As gas prices hit $4 a gallon and beyond, SMART's ridership is hitting record numbers, averaging more than 44,000 passengers a day in April.
"With gas prices at an all-time high, people are choosing to park their cars in the driveway and ride the bus," says Hayes W. Jones, general manager for SMART. "We haven't seen ridership like this since the early eighties."
Actually, it's the highest ridership the authority has experienced since forming in 1967. Weekend service is at its peak and overall ridership is up more than 6.5 percent over the same time last year.

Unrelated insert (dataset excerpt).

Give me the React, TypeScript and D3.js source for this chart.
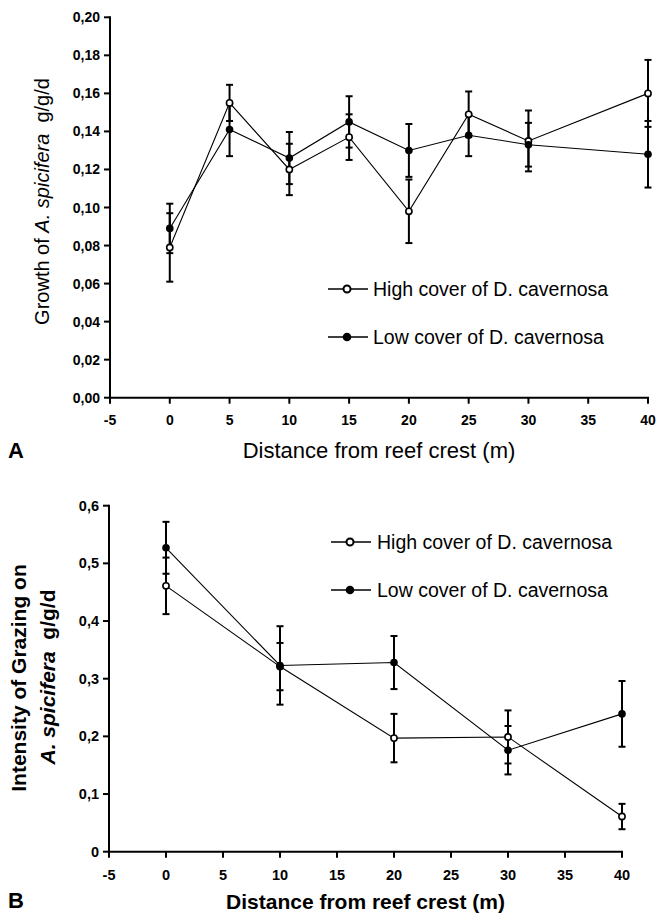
import React from "react";
import * as d3 from "d3";

// ---- Data ----
const distA = [0, 5, 10, 15, 20, 25, 30, 40];
const highA = [0.079, 0.155, 0.120, 0.137, 0.098, 0.149, 0.135, 0.160];
const highAErr = [0.018, 0.0095, 0.0135, 0.012, 0.0167, 0.012, 0.016, 0.0176];
const lowA = [0.089, 0.141, 0.126, 0.145, 0.130, 0.138, 0.133, 0.128];
const lowAErr = [0.013, 0.014, 0.0137, 0.0135, 0.0139, 0.011, 0.0115, 0.0175];

const distB = [0, 10, 20, 30, 40];
const highB = [0.461, 0.321, 0.197, 0.199, 0.061];
const highBErr = [0.049, 0.041, 0.042, 0.046, 0.022];
const lowB = [0.527, 0.323, 0.328, 0.176, 0.239];
const lowBErr = [0.045, 0.068, 0.046, 0.042, 0.057];

const xTicks = [-5, 0, 5, 10, 15, 20, 25, 30, 35, 40];
const yTicksA = [0, 0.02, 0.04, 0.06, 0.08, 0.1, 0.12, 0.14, 0.16, 0.18, 0.2];
const yTicksB = [0, 0.1, 0.2, 0.3, 0.4, 0.5, 0.6];

const legendLabels = ["High cover of D. cavernosa", "Low cover of D. cavernosa"];

const FONT = "'Liberation Sans', Arial, Helvetica, sans-serif";

type Series = { x: number[]; y: number[]; e: number[]; open: boolean };

function Panel(props: {
  left: number; right: number; top: number; bottom: number;
  yMax: number; yTicks: number[]; yFmt: (v: number) => string;
  series: Series[]; tickFont: number;
  xTitle: string; xTitleY: number; xTitleBold: boolean; xTitleSize: number;
  tickLabelY: number; panelLetter: string; letterY: number;
  legendX: number; legendY: number[]; legendTextX: number;
}) {
  const x = d3.scaleLinear().domain([-5, 40]).range([props.left, props.right]);
  const y = d3.scaleLinear().domain([0, props.yMax]).range([props.bottom, props.top]);
  const line = d3.line<[number, number]>().x(d => x(d[0])).y(d => y(d[1]));
  const tick = 6;
  const cap = 3.5;
  return (
    <g fontFamily={FONT}>
      {/* axes */}
      <line x1={props.left} x2={props.left} y1={props.top - 1} y2={props.bottom + 1} stroke="#000" strokeWidth={2} />
      <line x1={props.left - 1} x2={props.right + 1} y1={props.bottom} y2={props.bottom} stroke="#000" strokeWidth={2} />
      {props.yTicks.map((t, i) => (
        <g key={"yt" + i}>
          <line x1={props.left - tick} x2={props.left} y1={y(t)} y2={y(t)} stroke="#000" strokeWidth={2} />
          <text x={props.left - 10} y={y(t)} textAnchor="end" dominantBaseline="central"
            fontWeight="bold" fontSize={props.tickFont}>{props.yFmt(t)}</text>
        </g>
      ))}
      {xTicks.map((t, i) => (
        <g key={"xt" + i}>
          <line x1={x(t)} x2={x(t)} y1={props.bottom} y2={props.bottom + tick} stroke="#000" strokeWidth={2} />
          <text x={x(t)} y={props.tickLabelY} textAnchor="middle" dominantBaseline="central"
            fontWeight="bold" fontSize={props.tickFont}>{String(t)}</text>
        </g>
      ))}
      {/* lines */}
      {props.series.map((s, si) => (
        <path key={"l" + si} d={line(s.x.map((v, i) => [v, s.y[i]] as [number, number])) || ""}
          fill="none" stroke="#000" strokeWidth={1.1} />
      ))}
      {/* error bars */}
      {props.series.map((s, si) => (
        <g key={"e" + si}>
          {s.x.map((v, i) => {
            const cx = x(v);
            const y1 = y(s.y[i] + s.e[i]);
            const y2 = y(s.y[i] - s.e[i]);
            return (
              <g key={i} stroke="#000" strokeWidth={2}>
                <line x1={cx} x2={cx} y1={y1} y2={y2} />
                <line x1={cx - cap} x2={cx + cap} y1={y1} y2={y1} />
                <line x1={cx - cap} x2={cx + cap} y1={y2} y2={y2} />
              </g>
            );
          })}
        </g>
      ))}
      {/* markers */}
      {props.series.map((s, si) => (
        <g key={"m" + si}>
          {s.x.map((v, i) => (
            s.open
              ? <circle key={i} cx={x(v)} cy={y(s.y[i])} r={3.1} fill="#fff" stroke="#000" strokeWidth={1.6} />
              : <circle key={i} cx={x(v)} cy={y(s.y[i])} r={3.8} fill="#000" />
          ))}
        </g>
      ))}
      {/* legend */}
      {legendLabels.map((lab, i) => (
        <g key={"lg" + i}>
          <line x1={props.legendX - 19} x2={props.legendX + 21} y1={props.legendY[i]} y2={props.legendY[i]} stroke="#000" strokeWidth={1.3} />
          {i === 0
            ? <circle cx={props.legendX} cy={props.legendY[i]} r={3.5} fill="#fff" stroke="#000" strokeWidth={2} />
            : <circle cx={props.legendX} cy={props.legendY[i]} r={4.3} fill="#000" />}
          <text x={props.legendTextX} y={props.legendY[i]} dominantBaseline="central" fontSize={19.5}>{lab}</text>
        </g>
      ))}
      {/* x title */}
      <text x={(props.left + props.right) / 2} y={props.xTitleY} textAnchor="middle" dominantBaseline="central"
        fontSize={props.xTitleSize} fontWeight={props.xTitleBold ? "bold" : "normal"}>{props.xTitle}</text>
      <text x={8} y={props.letterY} dominantBaseline="central" fontSize={22} fontWeight="bold">{props.panelLetter}</text>
    </g>
  );
}

export default function App() {
  const fmtA = (v: number) => d3.format(".2f")(v).replace(".", ",");
  const fmtB = (v: number) => (v === 0 ? "0" : d3.format(".1f")(v).replace(".", ","));
  return (
    <svg width={660} height={913} style={{ position: "absolute", left: 0, top: 0, background: "#fff" }}>
      <rect x={0} y={0} width={660} height={913} fill="#fff" />
      <Panel left={110} right={648} top={17.3} bottom={397.7} yMax={0.2} yTicks={yTicksA} yFmt={fmtA}
        series={[
          { x: distA, y: highA, e: highAErr, open: true },
          { x: distA, y: lowA, e: lowAErr, open: false },
        ]}
        tickFont={14}
        xTitle="Distance from reef crest (m)" xTitleY={450} xTitleBold={false} xTitleSize={22}
        tickLabelY={420} panelLetter="A" letterY={450}
        legendX={347} legendY={[289, 337]} legendTextX={373} />
      <text transform="translate(42,201.5) rotate(-90)" textAnchor="middle" dominantBaseline="central"
        fontFamily={FONT} fontSize={20}>
        Growth of <tspan fontStyle="italic">A. spicifera</tspan>{"\u00a0\u00a0"}g/g/d
      </text>

      <Panel left={109} right={622} top={505.7} bottom={851.7} yMax={0.6} yTicks={yTicksB} yFmt={fmtB}
        series={[
          { x: distB, y: highB, e: highBErr, open: true },
          { x: distB, y: lowB, e: lowBErr, open: false },
        ]}
        tickFont={14.5}
        xTitle="Distance from reef crest (m)" xTitleY={901} xTitleBold={true} xTitleSize={21}
        tickLabelY={875} panelLetter="B" letterY={900}
        legendX={350} legendY={[542, 590]} legendTextX={377} />
      <g fontFamily={FONT} fontWeight="bold" fontSize={21}>
        <text transform="translate(18,678) rotate(-90)" textAnchor="middle" dominantBaseline="central">
          Intensity of Grazing on
        </text>
        <text transform="translate(47,677) rotate(-90)" textAnchor="middle" dominantBaseline="central">
          <tspan fontStyle="italic">A. spicifera</tspan>{"\u00a0\u00a0"}g/g/d
        </text>
      </g>
    </svg>
  );
}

Ridership is going up so quickly, SMART is expanding service on the Woodward and Gratiot routes. Its riders are reporting that both routes are so crowded at peak times that many buses quickly become standing-room only.
Total weekly ridership, including weekends and small bus service exceeded 250,000 in April. Weekend ridership is also experiencing record numbers with a 14 percent bump on Sundays and a 10.4 percent increase on Saturdays over this time last year.

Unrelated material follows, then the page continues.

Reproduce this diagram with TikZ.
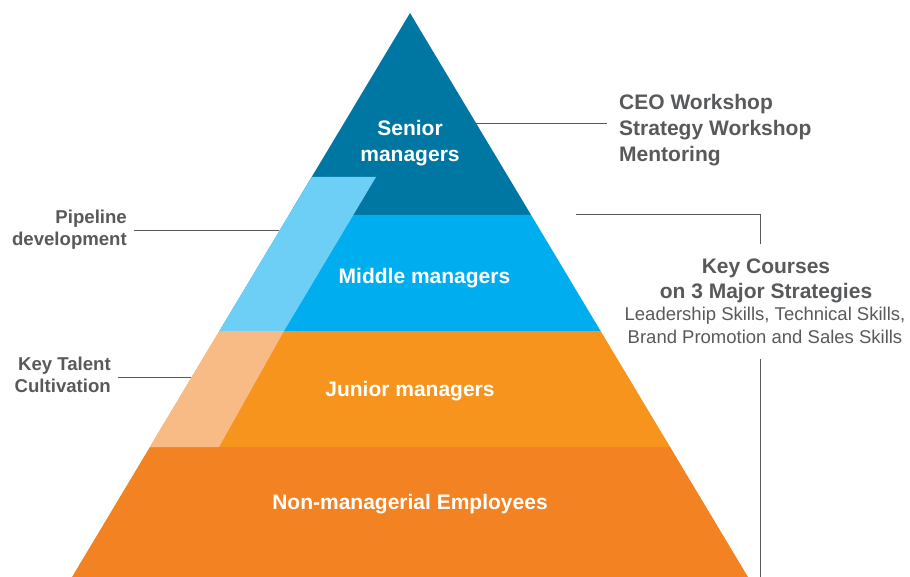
\documentclass[tikz,border=0pt]{standalone}
\usepackage{fontspec}
\setmainfont{Liberation Sans}
\usepackage{tikz}
\usepackage{xcolor}
\definecolor{seniorblue}{RGB}{0,119,163}
\definecolor{middleblue}{RGB}{0,174,239}
\definecolor{pipeblue}{RGB}{109,207,246}
\definecolor{juniororange}{RGB}{247,148,30}
\definecolor{staffred}{RGB}{243,130,34}
\definecolor{talentorange}{RGB}{249,187,133}
\definecolor{textgray}{RGB}{88,89,91}

\begin{document}
\begin{tikzpicture}[x=1pt,y=-1pt,
  every node/.style={font=\fontsize{21}{26}\selectfont\bfseries,inner sep=0pt},
  bandlabel/.style={text=white,align=center,anchor=base},
  sidelabel/.style={text=textgray,anchor=base},
  connector/.style={draw=textgray,line width=1pt}]
\useasboundingbox (0,0) rectangle (910,577);
\fill[seniorblue] (410,13) -- (531.1,215) -- (288.9,215) -- cycle;
\fill[middleblue] (288.9,215) -- (531.1,215) -- (600.6,331) -- (219.4,331) -- cycle;
\fill[juniororange] (219.4,331) -- (600.6,331) -- (670.1,447) -- (149.9,447) -- cycle;
\fill[staffred] (149.9,447) -- (670.1,447) -- (748,577) -- (72,577) -- cycle;
\fill[pipeblue] (311.7,177) -- (376,177) -- (284,331) -- (219.4,331) -- cycle;
\fill[talentorange] (219.4,331) -- (284,331) -- (219,447) -- (149.9,447) -- cycle;
\node[bandlabel] (senior) at (410,161.5) {Senior\\managers};
\node[bandlabel] (middle) at (424.5,283.5) {Middle managers};
\node[bandlabel] (junior) at (410,396.5) {Junior managers};
\node[bandlabel] (staff) at (410,509.5) {Non-managerial Employees};
\node[sidelabel,align=left,anchor=base west] (ceo) at (619,161.5) {CEO Workshop\\Strategy Workshop\\Mentoring};
\node[sidelabel,align=center,font=\fontsize{21}{25}\selectfont\bfseries] (courses) at (766,298.5) {Key Courses\\on 3 Major Strategies};
\node[sidelabel,align=center,font=\fontsize{18.5}{23}\selectfont] (skills) at (765,343.6) {Leadership Skills, Technical Skills,\\Brand Promotion and Sales Skills};
\node[sidelabel,align=right,anchor=base east,font=\fontsize{18.6}{22}\selectfont\bfseries] (pipeline) at (127,245.7) {Pipeline\\development};
\node[sidelabel,align=right,anchor=base east,font=\fontsize{18.6}{22}\selectfont\bfseries] (talent) at (111,392.7) {Key Talent\\Cultivation};
\coordinate (senior-tip) at (463,124);
\coordinate (pipe-tip) at (279,231);
\coordinate (talent-tip) at (191,377);
\coordinate (courses-tip) at (576,215);
\coordinate (courses-top) at (760,244);
\coordinate (courses-foot) at (760,359);
\draw[connector] (senior-tip) -- ([xshift=-12pt]senior-tip -| ceo.west);
\draw[connector] ([xshift=7pt]pipeline.east |- pipe-tip) -- (pipe-tip);
\draw[connector] ([xshift=7pt]talent.east |- talent-tip) -- (talent-tip);
\draw[connector] (courses-tip) -| (courses-top);
\draw[connector] (courses-foot) -- (courses-foot |- 0,577);
\end{tikzpicture}
\end{document}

"For many families, having one car, let alone two cars is a luxury in this economy," Jones says. "The price of gas is a huge deficit for most families. We charge $1.50 a trip."
SMART is also working to make taking the bus more efficient for it riders by partnering with Google Transit to provide an easy-to-use trip planner on SMART website. The site also includes a series of “How to Ride the Bus” videos that explain how to load bikes, how to pay the fare and how to find routes.
This is all coming on the heels of serious talk of creating heavy and light rail lines in southeast Michigan. SEMCOG is aiming at establishing a commuter rail line connecting Ann Arbor, Ypsilanti, Metro Airport, Dearborn and Detroit in 2010. The city of Detroit and a band of private investors are also working on plans to create a light rail up Woodward Avenue in the city.